── Data in this exercise

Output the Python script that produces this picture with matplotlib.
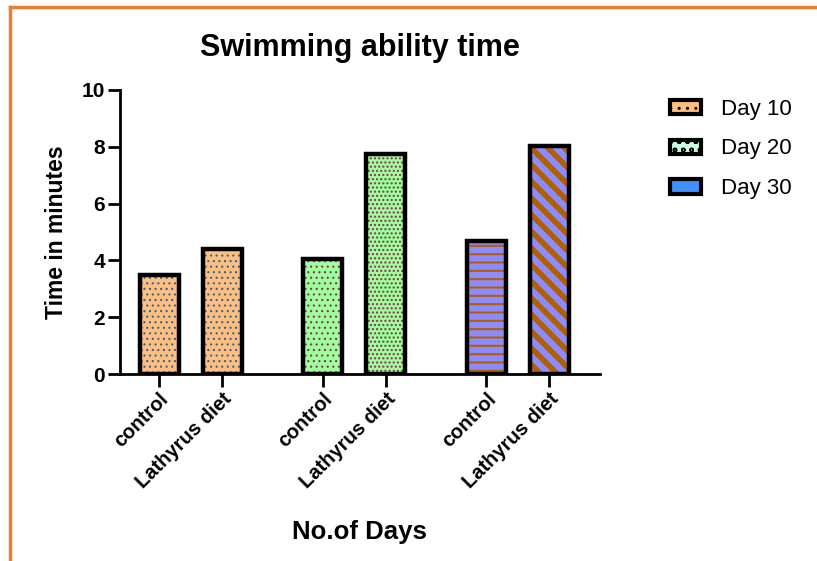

────
── Data in this exercise

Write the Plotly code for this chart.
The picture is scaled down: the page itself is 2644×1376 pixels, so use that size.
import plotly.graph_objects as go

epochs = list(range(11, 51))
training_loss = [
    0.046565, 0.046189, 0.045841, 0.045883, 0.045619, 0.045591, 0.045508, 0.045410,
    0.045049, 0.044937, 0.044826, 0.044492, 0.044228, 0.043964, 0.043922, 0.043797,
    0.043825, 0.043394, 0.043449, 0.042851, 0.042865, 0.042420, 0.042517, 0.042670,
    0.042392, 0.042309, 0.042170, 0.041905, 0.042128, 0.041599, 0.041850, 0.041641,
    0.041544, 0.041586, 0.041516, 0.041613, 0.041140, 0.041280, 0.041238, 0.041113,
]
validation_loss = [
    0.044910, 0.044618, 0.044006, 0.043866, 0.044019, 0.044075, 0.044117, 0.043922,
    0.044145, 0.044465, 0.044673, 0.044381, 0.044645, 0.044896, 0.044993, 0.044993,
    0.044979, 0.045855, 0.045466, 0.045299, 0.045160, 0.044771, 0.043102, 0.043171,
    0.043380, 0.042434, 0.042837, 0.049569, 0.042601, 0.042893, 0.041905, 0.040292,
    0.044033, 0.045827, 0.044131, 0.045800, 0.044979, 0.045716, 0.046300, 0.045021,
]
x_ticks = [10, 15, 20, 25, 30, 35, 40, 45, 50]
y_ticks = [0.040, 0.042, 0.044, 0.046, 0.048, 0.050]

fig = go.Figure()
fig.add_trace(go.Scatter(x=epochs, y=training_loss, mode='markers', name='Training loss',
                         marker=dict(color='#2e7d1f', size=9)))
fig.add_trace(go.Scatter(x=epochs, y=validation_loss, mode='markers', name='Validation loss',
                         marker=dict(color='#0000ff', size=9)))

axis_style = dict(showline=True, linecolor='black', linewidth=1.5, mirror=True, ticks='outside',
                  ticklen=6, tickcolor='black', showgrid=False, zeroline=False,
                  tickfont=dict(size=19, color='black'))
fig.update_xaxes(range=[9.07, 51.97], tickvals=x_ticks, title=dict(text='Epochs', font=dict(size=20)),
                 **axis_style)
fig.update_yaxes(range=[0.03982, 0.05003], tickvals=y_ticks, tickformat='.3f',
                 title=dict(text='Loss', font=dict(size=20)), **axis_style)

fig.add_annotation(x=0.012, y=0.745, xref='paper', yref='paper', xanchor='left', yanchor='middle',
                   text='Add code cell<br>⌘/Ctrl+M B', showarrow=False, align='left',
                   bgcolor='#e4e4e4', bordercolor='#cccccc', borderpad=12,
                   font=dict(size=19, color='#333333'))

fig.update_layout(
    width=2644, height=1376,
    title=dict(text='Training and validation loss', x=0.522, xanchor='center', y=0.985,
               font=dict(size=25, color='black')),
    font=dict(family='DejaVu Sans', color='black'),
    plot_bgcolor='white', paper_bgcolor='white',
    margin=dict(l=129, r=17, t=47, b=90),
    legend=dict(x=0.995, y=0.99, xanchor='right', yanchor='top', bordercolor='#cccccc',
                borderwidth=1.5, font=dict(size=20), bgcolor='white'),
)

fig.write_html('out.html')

────

Your goal:
Only the lines from the one holding "The picture is" through the one holding "import plotly.graph_objects as go" are wanted; retype them exactly.

Full answer:
The picture is scaled down: the page itself is 2644×1376 pixels, so use that size.
import plotly.graph_objects as go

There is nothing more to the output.